3.3. Analysis of Filling Effect of High Rank Matrix under Multiple Data Sets
In order to further verify the filling effect of high rank matrix of network big data, filling accuracy of density peak clustering method, means clustering method and improved neural process method are comparatively analyzed based on Google dataset search dataset (https://toolbox.google.com/datasetsearch), Google Trends dataset (https://trends.google.com/trends/explore), and EU open data portal dataset (https://data.europa.eu/euodp/en/data/), as shown in Tables 2–4.

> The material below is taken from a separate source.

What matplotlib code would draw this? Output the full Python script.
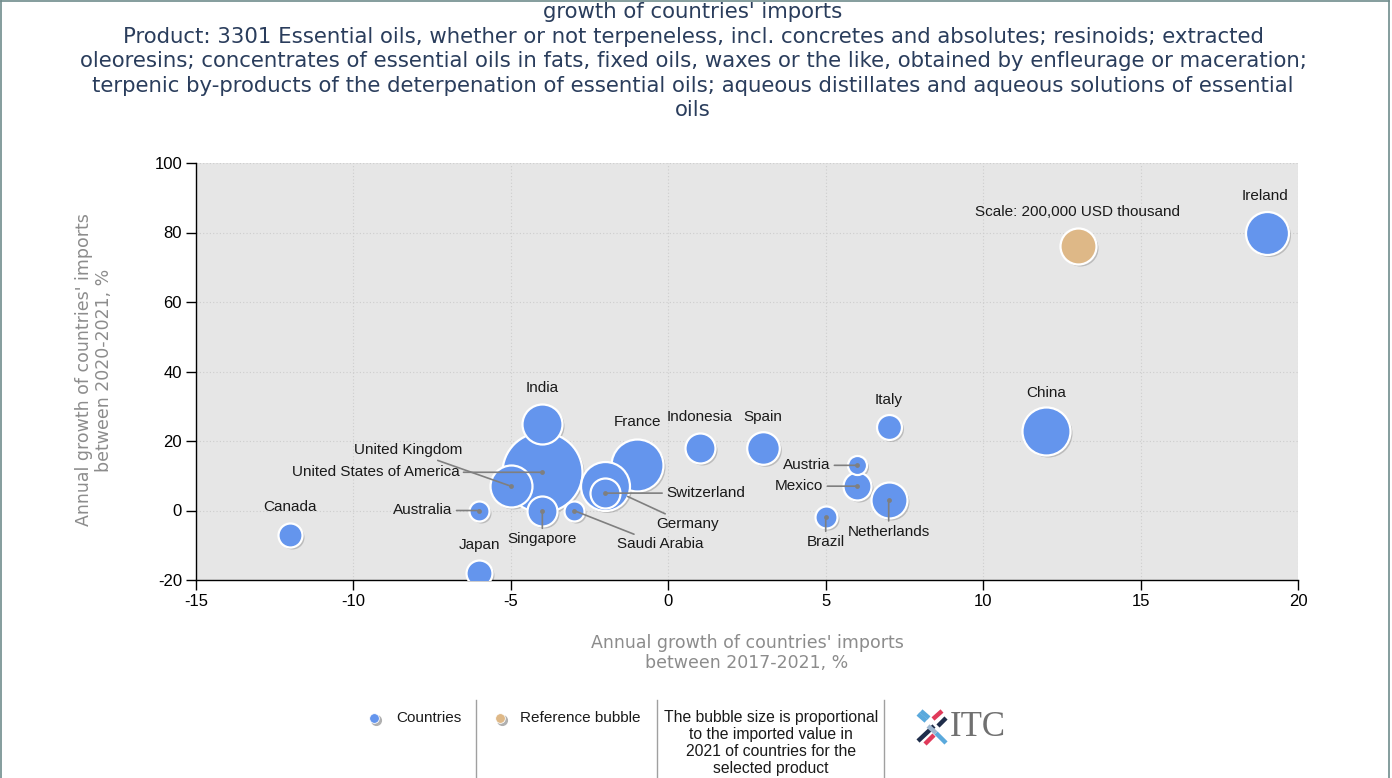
import numpy as np
import matplotlib
matplotlib.use("Agg")
import matplotlib.pyplot as plt
from matplotlib.transforms import offset_copy
from matplotlib.lines import Line2D

plt.rcParams["axes.unicode_minus"] = False

# ---------------- data ----------------
countries = ["United States of America", "France", "Germany", "China", "India",
             "Ireland", "United Kingdom", "Netherlands", "Spain", "Indonesia",
             "Switzerland", "Singapore", "Mexico", "Japan", "Italy", "Canada",
             "Brazil", "Australia", "Saudi Arabia", "Austria"]
growth_2017_2021 = [-4, -1, -2, 12, -4, 19, -5, 7, 3, 1, -2, -4, 6, -6, 7, -12, 5, -6, -3, 6]
growth_2020_2021 = [11, 13, 7, 23, 25, 80, 7, 3, 18, 18, 5, 0, 7, -18, 24, -7, -2, 0, 0, 13]
imports_2021 = [988000, 417000, 370000, 356000, 247000, 285000, 272000, 200000, 164000,
                139000, 139000, 139000, 121000, 104000, 96000, 89000, 75000, 62000,
                62000, 56000]

ref_label = "Scale: 200,000 USD thousand"
ref_x, ref_y, ref_value = 13, 76, 200000

x_ticks = [-15, -10, -5, 0, 5, 10, 15, 20]
y_ticks = [-20, 0, 20, 40, 60, 80, 100]

title_lines = [
    "growth of countries' imports",
    "Product: 3301 Essential oils, whether or not terpeneless, incl. concretes and absolutes; resinoids; extracted",
    "oleoresins; concentrates of essential oils in fats, fixed oils, waxes or the like, obtained by enfleurage or maceration;",
    "terpenic by-products of the deterpenation of essential oils; aqueous distillates and aqueous solutions of essential",
    "oils",
]
x_label = "Annual growth of countries' imports\nbetween 2017-2021, %"
y_label = "Annual growth of countries' imports\nbetween 2020-2021, %"
legend_countries = "Countries"
legend_reference = "Reference bubble"
legend_note = "The bubble size is proportional\nto the imported value in\n2021 of countries for the\nselected product"

# ---------------- layout (label offsets in pixels, y up; leader: None/'center'/'edge') ----
label_layout = {
    "India": (0, 36, "center", None),
    "France": (1, 43, "center", None),
    "Indonesia": (0, 31, "center", None),
    "Spain": (0, 31, "center", None),
    "Italy": (0, 27, "center", None),
    "China": (0, 38, "center", None),
    "Ireland": (-2, 37, "center", None),
    "Canada": (0, 28, "center", None),
    "Japan": (0, 28, "center", None),
    "United Kingdom": (-48, 36, "right", "center"),
    "United States of America": (-83, 0, "right", "center"),
    "Australia": (-27, 0, "right", "center"),
    "Singapore": (0, -29, "center", "center"),
    "Saudi Arabia": (43, -34, "left", "center"),
    "Germany": (51, -38, "left", "edge"),
    "Switzerland": (61, 0, "left", "center"),
    "Austria": (-27, 0, "right", "center"),
    "Mexico": (-34, 0, "right", "center"),
    "Netherlands": (0, -32, "center", "center"),
    "Brazil": (0, -25, "center", "center"),
}

W, H = 1392, 778
DPI = 100
fig = plt.figure(figsize=(W / DPI, H / DPI), dpi=DPI)
fig.patch.set_facecolor("white")

def fx(px):
    return px / W

def fy(py):
    return 1 - py / H

ax = fig.add_axes([fx(196), fy(580), (1298 - 196) / W, (580 - 163) / H])
ax.set_facecolor("#e6e6e6")
ax.set_xlim(-15, 20)
ax.set_ylim(-20, 100)
ax.set_xticks(x_ticks)
ax.set_yticks(y_ticks)
for s in ["top", "right"]:
    ax.spines[s].set_visible(False)
for s in ["left", "bottom"]:
    ax.spines[s].set_color("black")
    ax.spines[s].set_linewidth(1.0)
ax.grid(True, color="#cdcdcd", linestyle=(0, (1, 2)), linewidth=0.8)
ax.set_axisbelow(True)
ax.tick_params(axis="both", direction="out", length=7, width=1, color="black",
               labelsize=12, labelcolor="black", pad=3)
for lab in ax.get_xticklabels() + ax.get_yticklabels():
    lab.set_fontfamily("Liberation Sans")

REF_R = 18.0  # pixel radius of the reference bubble

def radius_px(v):
    return REF_R * np.sqrt(np.asarray(v, dtype=float) / ref_value)

def size_pts(v):
    return (2 * radius_px(v) * 72 / DPI) ** 2

order = np.argsort(imports_2021)[::-1]
xs = np.array(growth_2017_2021, dtype=float)[order]
ys = np.array(growth_2020_2021, dtype=float)[order]
ss = size_pts(np.array(imports_2021)[order])

shadow_tr = offset_copy(ax.transData, fig=fig, x=2, y=-2, units="dots")
for x, y, s in zip(xs, ys, ss):
    ax.scatter([x], [y], s=s, color="#9a9a9a", alpha=0.55, linewidths=0,
               transform=shadow_tr, zorder=2)
    ax.scatter([x], [y], s=s, color="#6495ed", edgecolors="white",
               linewidths=1.6, zorder=3)

ax.scatter([ref_x], [ref_y], s=size_pts(ref_value), color="#9a9a9a", alpha=0.55,
           linewidths=0, transform=shadow_tr, zorder=2)
ax.scatter([ref_x], [ref_y], s=size_pts(ref_value), color="#deb887",
           edgecolors="white", linewidths=1.6, zorder=3)
ax.annotate(ref_label, (ref_x, ref_y), xytext=(0, 34), textcoords="offset pixels",
            ha="center", va="center", fontsize=11, family="Liberation Sans",
            color="#1a1a1a", zorder=6)

for name, x, y, v in zip(countries, growth_2017_2021, growth_2020_2021, imports_2021):
    dx, dy, ha, leader = label_layout[name]
    kw = {}
    if leader is not None:
        shrink_b = 0 if leader == "center" else float(radius_px(v)) * 72 / DPI
        kw["arrowprops"] = dict(arrowstyle="-", color="#7f7f7f", lw=1.2,
                                shrinkA=1, shrinkB=shrink_b)
        if leader == "center":
            ax.scatter([x], [y], s=12, color="#7f7f7f", zorder=5, linewidths=0)
    ax.annotate(name, (x, y), xytext=(dx, dy), textcoords="offset pixels",
                ha=ha, va="center", fontsize=11, family="Liberation Sans",
                color="#1a1a1a", zorder=6, **kw)

# axis titles
fig.text(fx(747), fy(653), x_label, ha="center", va="center", fontsize=12.5,
         color="#8c8c8c", family="DejaVu Sans", linespacing=1.1)
fig.text(fx(94), fy(370), y_label, ha="center", va="center", fontsize=12.5,
         color="#8c8c8c", family="DejaVu Sans", rotation=90, linespacing=1.1)

# title
title_y = [12, 37, 61, 86, 110]
for t, ty in zip(title_lines, title_y):
    fig.text(fx(693), fy(ty), t, ha="center", va="center", fontsize=15.3,
             color="#2a3d5c", family="DejaVu Sans")

# legend area
for lx, c in [(374, "#6495ed"), (500, "#deb887")]:
    fig.add_artist(Line2D([fx(lx + 1.5)], [fy(719.5)], marker="o", markersize=7,
                          color="#b0b0b0", markeredgecolor="#b0b0b0", linestyle="none"))
    fig.add_artist(Line2D([fx(lx)], [fy(718)], marker="o", markersize=7,
                          color=c, markeredgecolor="white", markeredgewidth=0.6,
                          linestyle="none"))
fig.text(fx(396), fy(718), legend_countries, ha="left", va="center", fontsize=11,
         family="Liberation Sans", color="#1a1a1a")
fig.text(fx(520), fy(718), legend_reference, ha="left", va="center", fontsize=11,
         family="Liberation Sans", color="#1a1a1a")
fig.text(fx(771), fy(743), legend_note, ha="center", va="center", fontsize=11.3,
         family="Liberation Sans", color="#1a1a1a", linespacing=1.17)
for sx in [476, 657, 884]:
    fig.add_artist(Line2D([fx(sx), fx(sx)], [fy(700), fy(778)], color="#a0a0a0", lw=1))

# ITC logo
logo_segments = [
    ((918, 714), (926, 721), "#5aa9dc"),
    ((921, 711), (929, 718), "#5aa9dc"),
    ((942, 711), (933, 719), "#e03a5a"),
    ((946, 718), (938, 726), "#1f2d4a"),
    ((918, 741), (934, 726), "#1f2d4a"),
    ((925, 744), (934, 735), "#e03a5a"),
    ((936, 733), (946, 743), "#5aa9dc"),
    ((928, 726), (936, 733), "#9fb7cf"),
]
for (x0, y0), (x1, y1), c in logo_segments:
    fig.add_artist(Line2D([fx(x0), fx(x1)], [fy(y0), fy(y1)], color=c, lw=3.2,
                          solid_capstyle="butt"))
fig.text(fx(950), fy(728), "ITC", ha="left", va="center", fontsize=25,
         family="Liberation Serif", color="#707070")

# figure border (left, top, right)
border_c = "#6f8c8c"
fig.add_artist(Line2D([fx(1), fx(1)], [fy(778), fy(1)], color=border_c, lw=1.2))
fig.add_artist(Line2D([fx(1), fx(1389)], [fy(1), fy(1)], color=border_c, lw=1.2))
fig.add_artist(Line2D([fx(1389), fx(1389)], [fy(1), fy(778)], color=border_c, lw=1.2))

fig.savefig("out.png", dpi=DPI, facecolor="white")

According to Tables 2–4, the highest filling accuracy of means clustering method under Google dataset search, Google Trends, and EU open data portal datasets is 60.02%, 60.12%, and 62.10%, respectively. In contrast, the highest filling accuracy of the improved neural process method under Google dataset search, Google Trends, and EU open data portal datasets is 60.98%, 56.29%, and 66.10%, respectively. The highest filling accuracy of the improved neural process method under Google Dataset Search, Google Trends, and EU Open Data Portal data sets is 60.98%, 56.29%, and 66.10%, respectively. The highest filling accuracy of density peak clustering method under Google Dataset Search, Google Trends, and EU Open Data Portal data sets is 98.93%, 99.63, and 99.85%, respectively. The above data show that the density peak clustering method has higher filling accuracy as it uses small-interval data to replace the lost data. By optimizing the density peak clustering algorithm through the cluster center selection strategy, obtaining the block data set through the unknown block method, and realizing the block filling by using the host filling algorithm, the filling noise of the network big data matrix can be effectively avoided and the filling effect can be improved.
4. Conclusion
This paper presents a high rank matrix filling algorithm for network big data based on density peak clustering. The density peak clustering is introduced, the missing data are replaced by small-interval data, and the information entropy of filled data is calculated. Combined with the density peak clustering algorithm and the improved distance measurement in the case of missing data, the missing data are partitioned, and the host filling can be used to obtain a complete sub-data set. The following conclusions are drawn through experiments:(1)When the rank is 500, with the increase of observable terms, the relative error accuracy of the matrix filling algorithm proposed in this paper is better than that of other algorithms. When there are many observable items, the error convergence accuracy of the proposed matrix filling algorithm is obviously better than that of other algorithms as well.(2)For any missing combination, the proposed algorithm is obviously higher than the other two algorithms. In addition, in the case of more correlation missing data, the filling accuracy of the proposed method is always stable.(3)The filling accuracy of the proposed method is relatively stable, with missing data ranging between 2% and 12%, D2 value more than 0.8, and the RMSE value between 0.15 and 0.2. The filling accuracy of single missing mode will be significantly higher than that of multi-filling mode, because the missing data of multi-filling mode are relatively large, and the interference to feature extraction and restoration is higher than that of single missing mode.
Data Availability
The data sets used and/or analyzed during the current study are available from the author on reasonable request.
Conflicts of Interest
The author declares no conflicts of interest.